= SUPPLIED MATERIAL =
begin

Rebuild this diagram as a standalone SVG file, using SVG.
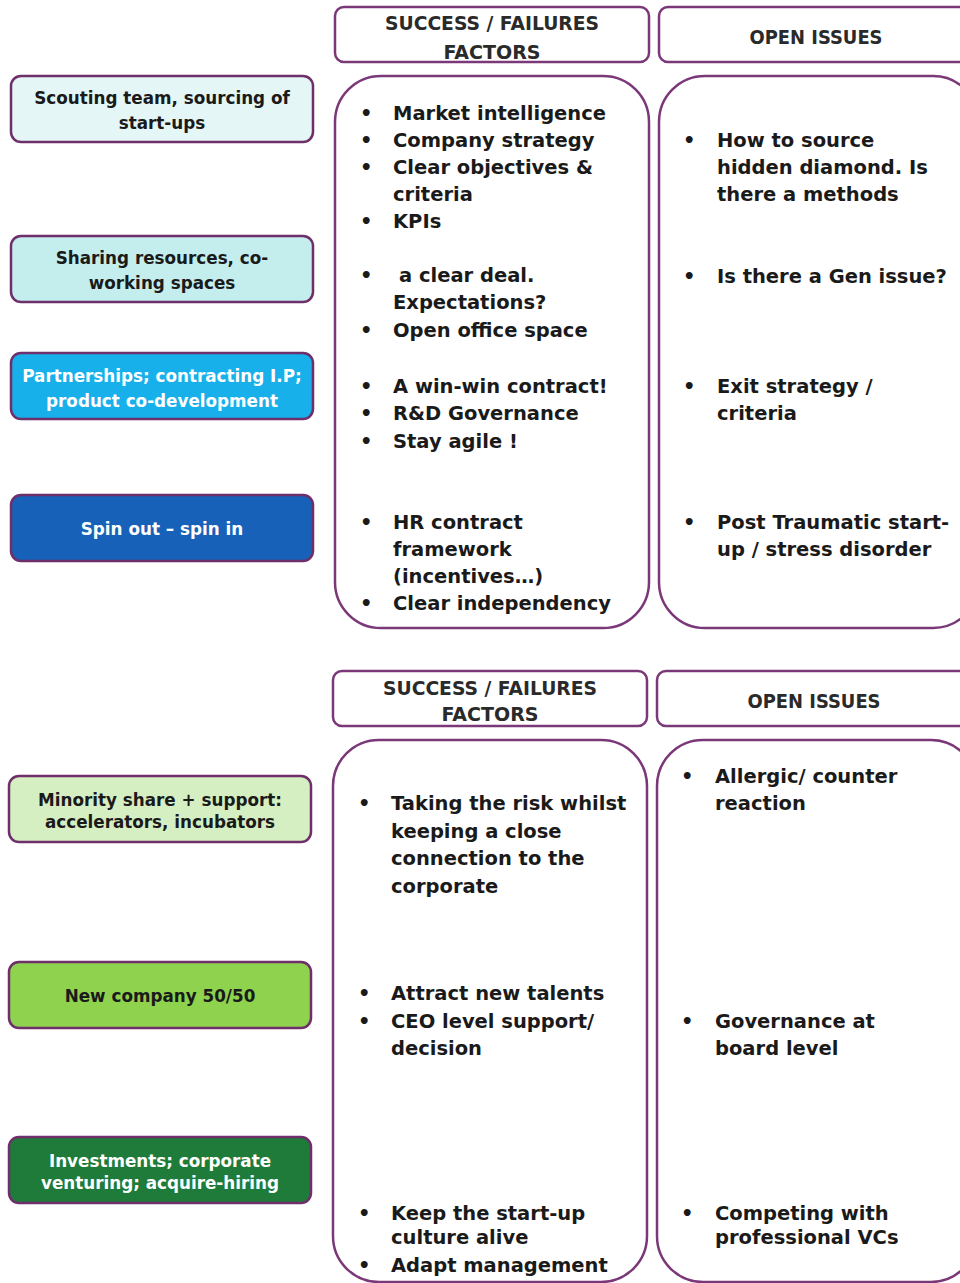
<svg xmlns="http://www.w3.org/2000/svg" width="960" height="1283" viewBox="0 0 960 1283">
<style>
.hdr{fill:#fff;stroke:#7a3878;stroke-width:2.5}
.big{fill:#fff;stroke:#7a3878;stroke-width:2.5}
.lb{stroke:#6e2f6a;stroke-width:2.5}
.t{font-family:"DejaVu Sans",sans-serif;font-weight:bold;font-size:19.5px;fill:#1a1a1a}
.h{font-family:"DejaVu Sans",sans-serif;font-weight:bold;font-size:20px;fill:#2a2a2a;text-anchor:middle}
.l{font-family:"DejaVu Sans",sans-serif;font-weight:bold;font-size:16.8px;text-anchor:middle}
.dk{fill:#1a1a1a}
.wh{fill:#ffffff}
</style>
<rect width="960" height="1283" fill="#fff"/>

<g id="left-nodes">
<g id="n-scouting"><rect class="lb" x="11" y="76" width="302" height="66" rx="10" fill="#e4f6f6"/>
<text class="l dk" x="162" y="104">Scouting team, sourcing of</text><text class="l dk" x="162" y="129">start-ups</text></g>
<g id="n-sharing"><rect class="lb" x="11" y="236" width="302" height="66" rx="10" fill="#c4eeee"/>
<text class="l dk" x="162" y="264">Sharing resources, co-</text><text class="l dk" x="162" y="289">working spaces</text></g>
<g id="n-partner"><rect class="lb" x="11" y="353" width="302" height="66" rx="10" fill="#17b0ea"/>
<text class="l wh" x="162" y="382">Partnerships; contracting I.P;</text><text class="l wh" x="162" y="407">product co-development</text></g>
<g id="n-spin"><rect class="lb" x="11" y="495" width="302" height="66" rx="10" fill="#1762b8"/>
<text class="l wh" x="162" y="535">Spin out – spin in</text></g>
<g id="n-minority"><rect class="lb" x="9" y="776" width="302" height="66" rx="10" fill="#d6efc2"/>
<text class="l dk" x="160" y="806">Minority share + support:</text><text class="l dk" x="160" y="828">accelerators, incubators</text></g>
<g id="n-newco"><rect class="lb" x="9" y="962" width="302" height="66" rx="10" fill="#8ed24e"/>
<text class="l dk" x="160" y="1002">New company 50/50</text></g>
<g id="n-invest"><rect class="lb" x="9" y="1137" width="302" height="66" rx="10" fill="#1e7b3a"/>
<text class="l wh" x="160" y="1167">Investments; corporate</text><text class="l wh" x="160" y="1189">venturing; acquire-hiring</text></g>
</g>

<g id="top-section">
<g id="h-sf1"><rect class="hdr" x="335" y="7" width="314" height="55" rx="9"/>
<text class="h" x="492" y="30" textLength="214" lengthAdjust="spacingAndGlyphs">SUCCESS / FAILURES</text><text class="h" x="492" y="59" textLength="97" lengthAdjust="spacingAndGlyphs">FACTORS</text></g>
<g id="h-oi1"><rect class="hdr" x="659" y="7" width="320" height="55" rx="9"/>
<text class="h" x="816" y="44" textLength="133" lengthAdjust="spacingAndGlyphs">OPEN ISSUES</text></g>
<g id="b-sf1"><rect class="big" x="335" y="76" width="314" height="552" rx="46"/>
<g class="t">
<text x="360" y="120">•</text><text x="393" y="120">Market intelligence</text>
<text x="360" y="147">•</text><text x="393" y="147">Company strategy</text>
<text x="360" y="174">•</text><text x="393" y="174">Clear objectives &amp;</text>
<text x="393" y="201">criteria</text>
<text x="360" y="228">•</text><text x="393" y="228">KPIs</text>
<text x="360" y="282">•</text><text x="399" y="282">a clear deal.</text>
<text x="393" y="309">Expectations?</text>
<text x="360" y="337">•</text><text x="393" y="337">Open office space</text>
<text x="360" y="393">•</text><text x="393" y="393">A win-win contract!</text>
<text x="360" y="420">•</text><text x="393" y="420">R&amp;D Governance</text>
<text x="360" y="448">•</text><text x="393" y="448">Stay agile !</text>
<text x="360" y="529">•</text><text x="393" y="529">HR contract</text>
<text x="393" y="556">framework</text>
<text x="393" y="583">(incentives…)</text>
<text x="360" y="610">•</text><text x="393" y="610">Clear independency</text>
</g></g>
<g id="b-oi1"><rect class="big" x="659" y="76" width="320" height="552" rx="46"/>
<g class="t">
<text x="683" y="147">•</text><text x="717" y="147">How to source</text>
<text x="717" y="174">hidden diamond. Is</text>
<text x="717" y="201">there a methods</text>
<text x="683" y="283">•</text><text x="717" y="283">Is there a Gen issue?</text>
<text x="683" y="393">•</text><text x="717" y="393">Exit strategy /</text>
<text x="717" y="420">criteria</text>
<text x="683" y="529">•</text><text x="717" y="529">Post Traumatic start-</text>
<text x="717" y="556">up / stress disorder</text>
</g></g>
</g>

<g id="bottom-section">
<g id="h-sf2"><rect class="hdr" x="333" y="671" width="314" height="55" rx="9"/>
<text class="h" x="490" y="695" textLength="214" lengthAdjust="spacingAndGlyphs">SUCCESS / FAILURES</text><text class="h" x="490" y="721" textLength="97" lengthAdjust="spacingAndGlyphs">FACTORS</text></g>
<g id="h-oi2"><rect class="hdr" x="657" y="671" width="320" height="55" rx="9"/>
<text class="h" x="814" y="708" textLength="133" lengthAdjust="spacingAndGlyphs">OPEN ISSUES</text></g>
<g id="b-sf2"><rect class="big" x="333" y="740" width="314" height="542" rx="46"/>
<g class="t">
<text x="358" y="810">•</text><text x="391" y="810">Taking the risk whilst</text>
<text x="391" y="838">keeping a close</text>
<text x="391" y="865">connection to the</text>
<text x="391" y="893">corporate</text>
<text x="358" y="1000">•</text><text x="391" y="1000">Attract new talents</text>
<text x="358" y="1028">•</text><text x="391" y="1028">CEO level support/</text>
<text x="391" y="1055">decision</text>
<text x="358" y="1220">•</text><text x="391" y="1220">Keep the start-up</text>
<text x="391" y="1244">culture alive</text>
<text x="358" y="1272">•</text><text x="391" y="1272">Adapt management</text>
</g></g>
<g id="b-oi2"><rect class="big" x="657" y="740" width="320" height="542" rx="46"/>
<g class="t">
<text x="681" y="783">•</text><text x="715" y="783">Allergic/ counter</text>
<text x="715" y="810">reaction</text>
<text x="681" y="1028">•</text><text x="715" y="1028">Governance at</text>
<text x="715" y="1055">board level</text>
<text x="681" y="1220">•</text><text x="715" y="1220">Competing with</text>
<text x="715" y="1244">professional VCs</text>
</g></g>
</g>
<g id="connectors"></g>
</svg>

end

= REQUIRED WORK =
The listing above must be printed again exactly, minus its pictures.

= SOLUTION TO THE EXERCISE =
Rebuild this diagram as a standalone SVG file, using SVG.
<svg xmlns="http://www.w3.org/2000/svg" width="960" height="1283" viewBox="0 0 960 1283">
<style>
.hdr{fill:#fff;stroke:#7a3878;stroke-width:2.5}
.big{fill:#fff;stroke:#7a3878;stroke-width:2.5}
.lb{stroke:#6e2f6a;stroke-width:2.5}
.t{font-family:"DejaVu Sans",sans-serif;font-weight:bold;font-size:19.5px;fill:#1a1a1a}
.h{font-family:"DejaVu Sans",sans-serif;font-weight:bold;font-size:20px;fill:#2a2a2a;text-anchor:middle}
.l{font-family:"DejaVu Sans",sans-serif;font-weight:bold;font-size:16.8px;text-anchor:middle}
.dk{fill:#1a1a1a}
.wh{fill:#ffffff}
</style>
<rect width="960" height="1283" fill="#fff"/>

<g id="left-nodes">
<g id="n-scouting"><rect class="lb" x="11" y="76" width="302" height="66" rx="10" fill="#e4f6f6"/>
<text class="l dk" x="162" y="104">Scouting team, sourcing of</text><text class="l dk" x="162" y="129">start-ups</text></g>
<g id="n-sharing"><rect class="lb" x="11" y="236" width="302" height="66" rx="10" fill="#c4eeee"/>
<text class="l dk" x="162" y="264">Sharing resources, co-</text><text class="l dk" x="162" y="289">working spaces</text></g>
<g id="n-partner"><rect class="lb" x="11" y="353" width="302" height="66" rx="10" fill="#17b0ea"/>
<text class="l wh" x="162" y="382">Partnerships; contracting I.P;</text><text class="l wh" x="162" y="407">product co-development</text></g>
<g id="n-spin"><rect class="lb" x="11" y="495" width="302" height="66" rx="10" fill="#1762b8"/>
<text class="l wh" x="162" y="535">Spin out – spin in</text></g>
<g id="n-minority"><rect class="lb" x="9" y="776" width="302" height="66" rx="10" fill="#d6efc2"/>
<text class="l dk" x="160" y="806">Minority share + support:</text><text class="l dk" x="160" y="828">accelerators, incubators</text></g>
<g id="n-newco"><rect class="lb" x="9" y="962" width="302" height="66" rx="10" fill="#8ed24e"/>
<text class="l dk" x="160" y="1002">New company 50/50</text></g>
<g id="n-invest"><rect class="lb" x="9" y="1137" width="302" height="66" rx="10" fill="#1e7b3a"/>
<text class="l wh" x="160" y="1167">Investments; corporate</text><text class="l wh" x="160" y="1189">venturing; acquire-hiring</text></g>
</g>

<g id="top-section">
<g id="h-sf1"><rect class="hdr" x="335" y="7" width="314" height="55" rx="9"/>
<text class="h" x="492" y="30" textLength="214" lengthAdjust="spacingAndGlyphs">SUCCESS / FAILURES</text><text class="h" x="492" y="59" textLength="97" lengthAdjust="spacingAndGlyphs">FACTORS</text></g>
<g id="h-oi1"><rect class="hdr" x="659" y="7" width="320" height="55" rx="9"/>
<text class="h" x="816" y="44" textLength="133" lengthAdjust="spacingAndGlyphs">OPEN ISSUES</text></g>
<g id="b-sf1"><rect class="big" x="335" y="76" width="314" height="552" rx="46"/>
<g class="t">
<text x="360" y="120">•</text><text x="393" y="120">Market intelligence</text>
<text x="360" y="147">•</text><text x="393" y="147">Company strategy</text>
<text x="360" y="174">•</text><text x="393" y="174">Clear objectives &amp;</text>
<text x="393" y="201">criteria</text>
<text x="360" y="228">•</text><text x="393" y="228">KPIs</text>
<text x="360" y="282">•</text><text x="399" y="282">a clear deal.</text>
<text x="393" y="309">Expectations?</text>
<text x="360" y="337">•</text><text x="393" y="337">Open office space</text>
<text x="360" y="393">•</text><text x="393" y="393">A win-win contract!</text>
<text x="360" y="420">•</text><text x="393" y="420">R&amp;D Governance</text>
<text x="360" y="448">•</text><text x="393" y="448">Stay agile !</text>
<text x="360" y="529">•</text><text x="393" y="529">HR contract</text>
<text x="393" y="556">framework</text>
<text x="393" y="583">(incentives…)</text>
<text x="360" y="610">•</text><text x="393" y="610">Clear independency</text>
</g></g>
<g id="b-oi1"><rect class="big" x="659" y="76" width="320" height="552" rx="46"/>
<g class="t">
<text x="683" y="147">•</text><text x="717" y="147">How to source</text>
<text x="717" y="174">hidden diamond. Is</text>
<text x="717" y="201">there a methods</text>
<text x="683" y="283">•</text><text x="717" y="283">Is there a Gen issue?</text>
<text x="683" y="393">•</text><text x="717" y="393">Exit strategy /</text>
<text x="717" y="420">criteria</text>
<text x="683" y="529">•</text><text x="717" y="529">Post Traumatic start-</text>
<text x="717" y="556">up / stress disorder</text>
</g></g>
</g>

<g id="bottom-section">
<g id="h-sf2"><rect class="hdr" x="333" y="671" width="314" height="55" rx="9"/>
<text class="h" x="490" y="695" textLength="214" lengthAdjust="spacingAndGlyphs">SUCCESS / FAILURES</text><text class="h" x="490" y="721" textLength="97" lengthAdjust="spacingAndGlyphs">FACTORS</text></g>
<g id="h-oi2"><rect class="hdr" x="657" y="671" width="320" height="55" rx="9"/>
<text class="h" x="814" y="708" textLength="133" lengthAdjust="spacingAndGlyphs">OPEN ISSUES</text></g>
<g id="b-sf2"><rect class="big" x="333" y="740" width="314" height="542" rx="46"/>
<g class="t">
<text x="358" y="810">•</text><text x="391" y="810">Taking the risk whilst</text>
<text x="391" y="838">keeping a close</text>
<text x="391" y="865">connection to the</text>
<text x="391" y="893">corporate</text>
<text x="358" y="1000">•</text><text x="391" y="1000">Attract new talents</text>
<text x="358" y="1028">•</text><text x="391" y="1028">CEO level support/</text>
<text x="391" y="1055">decision</text>
<text x="358" y="1220">•</text><text x="391" y="1220">Keep the start-up</text>
<text x="391" y="1244">culture alive</text>
<text x="358" y="1272">•</text><text x="391" y="1272">Adapt management</text>
</g></g>
<g id="b-oi2"><rect class="big" x="657" y="740" width="320" height="542" rx="46"/>
<g class="t">
<text x="681" y="783">•</text><text x="715" y="783">Allergic/ counter</text>
<text x="715" y="810">reaction</text>
<text x="681" y="1028">•</text><text x="715" y="1028">Governance at</text>
<text x="715" y="1055">board level</text>
<text x="681" y="1220">•</text><text x="715" y="1220">Competing with</text>
<text x="715" y="1244">professional VCs</text>
</g></g>
</g>
<g id="connectors"></g>
</svg>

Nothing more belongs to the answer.